Side note: I find this historical graph of how weather has dramatically increased grid outages since 1992 to be almost more shocking than the future trends. The Obama administration is putting together a cyber-warfare agency in part to protect the grid from attack. But who needs terrorists when you've got squirrels and the weather to do the job for you? Add in the Gulf Coast's oil infrastructure's vulnerability to hurricanes (and the Strategic Petroleum Reserve is located there too) and you have... uh... the perfect storm.
05/27/09 9:23 AM
Really? The White Roof Solution.
Even so, these numbers are an interesting reflection of how much we've re-engineered the planet and climate already, and how we might start to mitigate that. Chu seems to want us to understand this as a category-jumper, working on climate in a different way than changing energy sources or sequestering carbon, and so he describes increasing the albedo (reflectivity) of buildings and pavements as "geo-engineering."

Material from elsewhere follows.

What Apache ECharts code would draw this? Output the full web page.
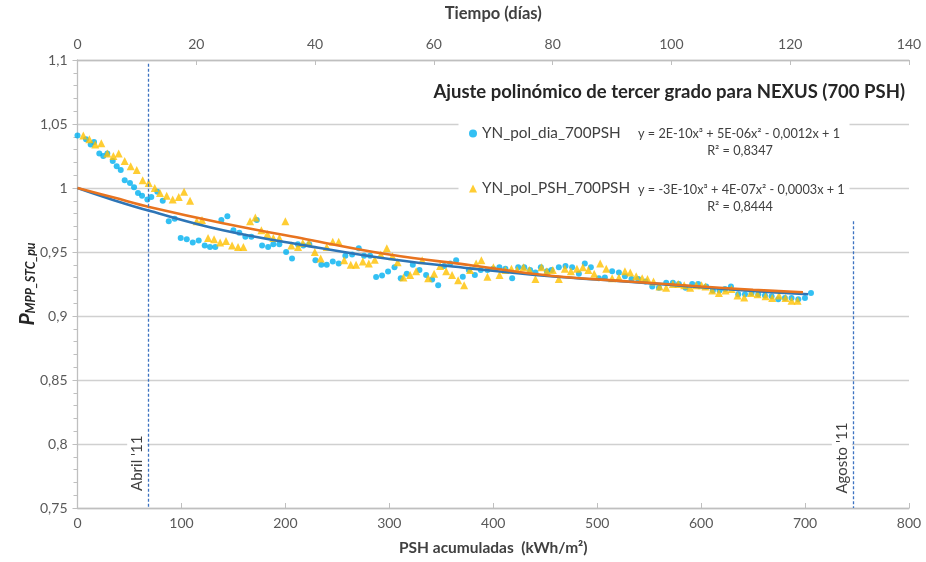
<!DOCTYPE html>
<html><head><meta charset="utf-8">
<script src="https://cdn.jsdelivr.net/npm/echarts@6/dist/echarts.min.js"></script>
<style>html,body{margin:0;padding:0;background:#fff}#c{width:926px;height:562px}</style>
</head><body><div id="c"></div>
<script>
// ---- data ----
const diaPSH = [0,8.2,12.7,15.9,21,24.8,28.7,33.9,37.7,41.6,45.4,50.5,54.4,58.2,62.1,67.2,71,76.8,82,87.8,93.5,99.3,105.1,110.9,116.6,122.4,127.5,132.6,138.4,144.2,150,155.7,161.5,167.3,172.5,177.6,183.4,188.4,194.2,200.7,206.4,212,217.3,223,228.9,234.6,239.8,245.6,251.3,257.7,264.2,270.6,275.7,281.5,287.3,293,298.8,305,311,316.8,322.6,329,335.4,341.2,347,352.8,358.5,364.3,370.7,376.5,382.3,388,394.4,400,405.9,411.7,418.2,424,429.8,435.5,440.6,445.8,451.6,456,463.1,469.5,475.9,482.4,488.1,493.9,501.6,507.4,514.4,520.9,526.7,533,539.5,546.5,553,559.4,566.4,572.8,578.6,585,591.4,597.2,604.9,611.3,617.7,623,628.7,635.7,642.2,648.5,655,661.4,667.8,674.2,680.6,687,693.5,699.9,705.7];
const diaVal = [1.041,1.038,1.034,1.036,1.027,1.025,1.027,1.021,1.017,1.014,1.006,1.004,1.0005,0.996,0.994,0.991,0.993,0.997,0.990,0.974,0.976,0.961,0.960,0.9575,0.959,0.955,0.954,0.954,0.975,0.978,0.967,0.965,0.962,0.962,0.975,0.955,0.954,0.956,0.956,0.950,0.945,0.956,0.955,0.956,0.9435,0.940,0.940,0.9425,0.941,0.947,0.948,0.953,0.947,0.947,0.9305,0.9316,0.9347,0.938,0.9295,0.933,0.940,0.936,0.932,0.9285,0.924,0.939,0.941,0.9435,0.9306,0.936,0.932,0.936,0.936,0.937,0.938,0.937,0.9295,0.938,0.938,0.936,0.934,0.938,0.935,0.936,0.938,0.939,0.938,0.933,0.941,0.938,0.9295,0.930,0.935,0.934,0.931,0.929,0.929,0.927,0.923,0.922,0.926,0.926,0.925,0.922,0.925,0.925,0.923,0.920,0.920,0.921,0.923,0.917,0.917,0.918,0.917,0.916,0.9155,0.913,0.914,0.914,0.913,0.914,0.918];

const pshPSH = [5.6,11.4,17.1,22.9,28.7,34.5,39.6,45.4,51.2,57,62.7,68.5,74.3,79.4,85.8,91.6,97.4,102.5,108.3,114.7,119.8,125.6,131.4,137.2,142.9,148.7,154.5,159.6,166,171.1,176.9,182.7,188.4,194.2,200,205.8,212.2,216.7,222.5,228.3,234,239.8,245.6,251.3,256.6,262.9,268,274.5,280.3,286,291.8,297.6,303,308,313.6,320,325.8,331.6,337.4,343.1,348.9,354.7,360.4,366.2,372,377.7,383.5,388.6,394.4,400.2,406,411.7,417.5,423,429.1,434.8,440.6,446.4,451.6,457.3,463.1,468.9,474.7,480.5,486.2,491.5,497.1,502.9,508.7,514.4,520.9,526.7,531.8,537.5,543.3,548.4,554.2,560,566.4,572.8,578,583.7,589.5,595.3,600.4,604.2,610.7,617.1,623.5,629.2,635,641.5,648,654.3,662,668.4,674.9,681.2,687,692.8];
const pshVal = [1.041,1.038,1.034,1.035,1.027,1.025,1.027,1.021,1.017,1.014,1.006,1.004,1.000,0.996,0.994,0.991,0.993,0.997,0.990,0.974,0.975,0.961,0.960,0.9575,0.9585,0.955,0.954,0.954,0.974,0.977,0.967,0.964,0.961,0.961,0.974,0.955,0.954,0.957,0.957,0.950,0.945,0.954,0.958,0.958,0.9435,0.940,0.940,0.9425,0.941,0.944,0.948,0.953,0.9466,0.942,0.930,0.932,0.935,0.9435,0.9295,0.933,0.939,0.935,0.932,0.928,0.924,0.936,0.941,0.9435,0.9306,0.938,0.932,0.936,0.937,0.936,0.938,0.936,0.929,0.938,0.935,0.936,0.929,0.937,0.935,0.937,0.938,0.936,0.933,0.941,0.937,0.9295,0.930,0.935,0.934,0.931,0.9295,0.929,0.927,0.923,0.922,0.925,0.925,0.924,0.922,0.924,0.924,0.923,0.920,0.918,0.920,0.921,0.916,0.9145,0.918,0.917,0.9155,0.914,0.916,0.914,0.912,0.912];

const fitDiaX = [0,35,70,140,220,300,380,455,530,600,650,703];
const fitDiaY = [1.0,0.9905,0.982,0.967,0.955,0.9445,0.937,0.931,0.9268,0.9225,0.9195,0.917];
const fitPshX = [0,35,70,140,220,300,380,455,530,600,650,698];
const fitPshY = [1.0,0.9925,0.985,0.9725,0.960,0.948,0.9395,0.9315,0.927,0.923,0.9205,0.9185];

const seriesNames = ['YN_pol_dia_700PSH','YN_pol_PSH_700PSH'];
const equations = ['y = 2E-10x³ + 5E-06x² - 0,0012x + 1','y = -3E-10x³ + 4E-07x² - 0,0003x + 1'];
const r2Labels = ['R² = 0,8347','R² = 0,8444'];
const markers = [{x:68,label:"Abril '11",top:1.097,labelAt:0.785},{x:746,label:"Agosto '11",top:0.974,labelAt:0.789}];
const title = 'Ajuste polinómico de tercer grado para NEXUS (700 PSH)';

const FONT = 'Lato';
const zip = (a,b)=>a.map((v,i)=>[v,b[i]]);
const chart = echarts.init(document.getElementById('c'));
const fmtY = v => String(+v.toFixed(2)).replace('.', ',');
const axisLine = {show:true, lineStyle:{color:'#BFBFBF', width:1.3}};
const lblStyle = {color:'#595959', fontFamily:FONT, fontSize:14};

chart.setOption({
  animation:false,
  textStyle:{fontFamily:FONT},
  grid:{left:77.5, right:17, top:58, bottom:54},
  xAxis:[
    {type:'value', position:'bottom', min:0, max:800, interval:100,
     name:'PSH acumuladas  (kWh/m²)', nameLocation:'middle', nameGap:32,
     nameTextStyle:{fontWeight:'bold', fontSize:15.5, color:'#404040', fontFamily:FONT},
     axisLine, axisTick:{show:true, inside:true, length:5, lineStyle:{color:'#BFBFBF'}},
     axisLabel:{...lblStyle, margin:8}, splitLine:{show:false}},
    {type:'value', position:'top', min:0, max:140, interval:20,
     name:'Tiempo (días)', nameLocation:'middle', nameGap:38,
     nameTextStyle:{fontWeight:'bold', fontSize:16.5, color:'#404040', fontFamily:FONT},
     axisLine, axisTick:{show:true, inside:true, length:5, lineStyle:{color:'#BFBFBF'}},
     axisLabel:{...lblStyle, margin:9}, splitLine:{show:false}}
  ],
  yAxis:{type:'value', min:0.75, max:1.1, interval:0.05,
    name:'{p|P}{s|MPP_STC_pu}', nameLocation:'middle', nameGap:40, nameRotate:90, nameMoveOverlap:false,
    nameTextStyle:{rich:{
      p:{fontSize:21, fontWeight:'bold', fontStyle:'italic', color:'#262626', fontFamily:FONT, lineHeight:26, verticalAlign:'bottom'},
      s:{fontSize:12.5, fontWeight:'bold', fontStyle:'italic', color:'#262626', fontFamily:FONT, lineHeight:26, verticalAlign:'bottom', padding:[9,0,0,0]}}},
    axisLine, axisTick:{show:true, length:5, lineStyle:{color:'#BFBFBF'}},
    minorTick:{show:true, splitNumber:5, length:4, lineStyle:{color:'#BFBFBF'}},
    axisLabel:{...lblStyle, margin:10, formatter:fmtY},
    splitLine:{show:true, lineStyle:{color:'#D0D0D0', width:1.3}}},
  legend:{orient:'vertical', left:464, top:121, itemGap:40, itemWidth:8, itemHeight:8, itemStyle:{borderWidth:0},
    data:[{name:seriesNames[0], icon:'circle'},{name:seriesNames[1], icon:'triangle'}],
    textStyle:{fontFamily:FONT, fontSize:15.3, color:'#404040', padding:[0,0,0,0]}, z:10},
  series:[
    {name:seriesNames[0], type:'scatter', data:zip(diaPSH,diaVal), symbol:'circle', symbolSize:6,
     itemStyle:{color:'#00B0F0'}, z:2,
     markLine:{silent:true, symbol:'none', label:{show:false},
       lineStyle:{color:'#3D73C2', type:[3,2], width:1.3},
       data: markers.map(m=>[{coord:[m.x,m.top]},{coord:[m.x,0.75]}])}},
    {name:seriesNames[1], type:'scatter', data:zip(pshPSH,pshVal), symbol:'triangle', symbolSize:8,
     itemStyle:{color:'#FFC000'}, z:2},
    {name:'fit_dia', type:'line', data:zip(fitDiaX,fitDiaY), smooth:0.4, showSymbol:false,
     lineStyle:{color:'#2E75B6', width:2.6}, z:3},
    {name:'fit_psh', type:'line', data:zip(fitPshX,fitPshY), smooth:0.4, showSymbol:false,
     lineStyle:{color:'#E8731F', width:2.6}, z:4}
  ]
});

// annotations positioned through the axes' scales
const P = (x,y)=>chart.convertToPixel({xAxisIndex:0, yAxisIndex:0},[x,y]);
const gfx = [];
const boxL = P(0,1.1)[0] + 381, boxR = P(0,1.1)[0] + 772;
gfx.push({type:'rect', z:5, shape:{x:boxL, y:P(0,1.06)[1], width:boxR-boxL, height:P(0,0.985)[1]-P(0,1.06)[1]}, style:{fill:'#fff'}});
gfx.push({type:'text', z:12, x:905, y:92, style:{text:title, align:'right', verticalAlign:'middle', font:'bold 18.5px '+FONT, fill:'#262626'}});
const eqY = [P(0,1.042)[1], P(0,0.9985)[1]];
equations.forEach((e,i)=>{
  gfx.push({type:'text', z:12, x:638, y:eqY[i], style:{text:e, align:'left', verticalAlign:'middle', font:'12.7px '+FONT, fill:'#404040'}});
  gfx.push({type:'text', z:12, x:740, y:eqY[i]+17, style:{text:r2Labels[i], align:'center', verticalAlign:'middle', font:'12.7px '+FONT, fill:'#404040'}});
});
markers.forEach(m=>{
  const p = P(m.x, m.labelAt);
  gfx.push({type:'text', z:12, x:p[0]-11, y:p[1], rotation:Math.PI/2,
    style:{text:m.label, align:'center', verticalAlign:'middle', font:'15px '+FONT, fill:'#404040', backgroundColor:'#fff', padding:[5,4,0,4]}});
});
chart.setOption({graphic:gfx});
</script>
</body></html>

I guess it's predictable that some media are already making fun of Chu. Perhaps the idea is too simple and sensible, or just too eggheaded. (In California a related proposal to require that car roofs be more reflective as part of the state's climate policy became controversial. There's something about the brainy dumbness of the idea that doesn't float politically.) Over at google's geo-engineering forum, though, they're worried that the reception for Chu's idea is an indication of the ridicule the public may heap upon heavier geo-engineering against climate change--things like stratospheric aerosols and cloud whitening. A few years ago, discussing geo-engineering in polite company was pretty much off limits because it muddied up the discussion about when to take action on climate change. But as action has been delayed, and fear has grown, the concept has moved steadily towards the far outskirts of the center. Chu's use of the term geo-engineering in this relatively benign context is an indication of where the discussion is headed.